Incorporation of oxygen at column boundaries in (Cr,Al)ON hard coatings

Abstract

Chromium-based hard coatings deposited using physical vapor deposition are commonly applied protective coatings in several technical applications such as cutting or plastics processing. Particularly enhanced oxidation resistance can be achieved using the oxy-nitride coating system (Cr,Al)ON. Although several studies on (Cr,Al)ON have been conducted, details on the incorporation of oxygen into the coating system are still subject of research. This will be discussed in the present paper through three mechanisms. Considering the (Cr,Al)N with a cubic structure, oxygen can be interstitially stored in the lattice. Here, the nitrogen anions are replaced by the oxygen anions leading to the formation of metal vacancies. In addition to the cubic (Cr,Al)ON, other phases can be formed in the coating, e.g. cubic phases of the type (Cr,Al)2+θO3 with θ ≤ 1 or corundum phase α-(Cr,Al)2O3. In both latter phases, nitrogen can be additionally dissolved in the phases. Moreover, oxygen might segregate preferably at column boundaries. This phenomenon has hardly been explored.
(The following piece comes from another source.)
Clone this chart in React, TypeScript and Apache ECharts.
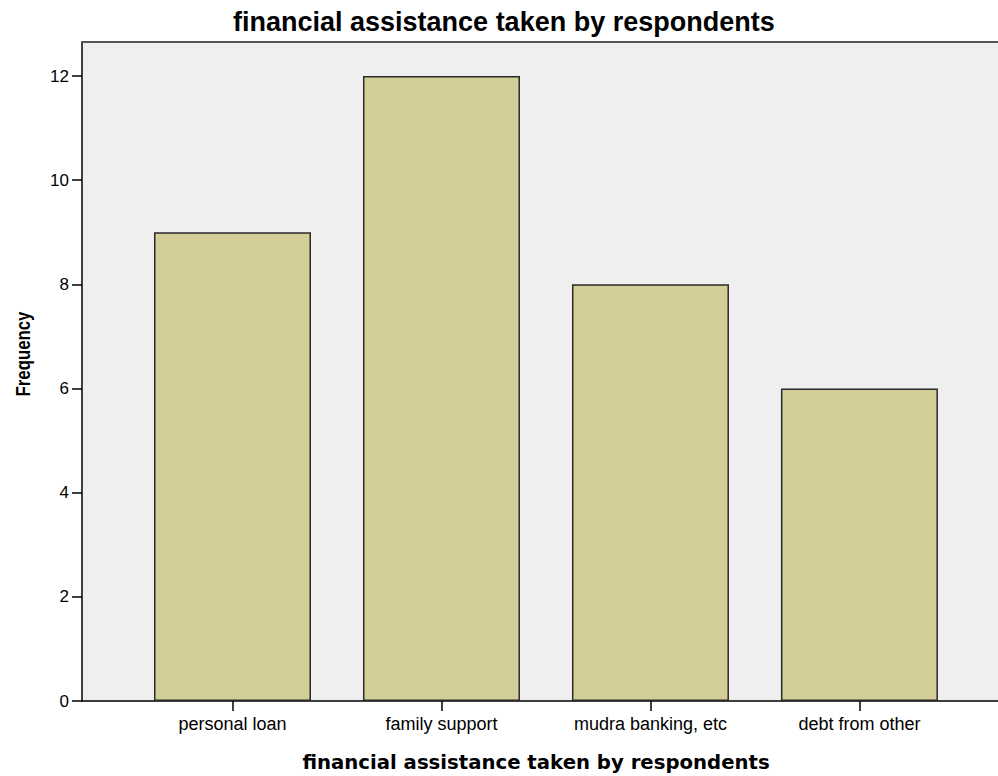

Therefore, the column boundaries of a (Cr,Al)ON coating are investigated in this work using transmission electron microscopy. The coating deposition was conducted in an industrial scale coating unit using a hybrid technology consisting of direct current and high power pulse magnetron sputtering. The results suggest that higher oxygen concentrations can be detected at column boundaries. Oxygen-rich column boundaries would contribute to explaining most recently studied phenomena in thin hard chromium-based coatings. Among such phenomena are the column separation manifested by a reduced cohesion between microstructural columns or the grain boundary sliding.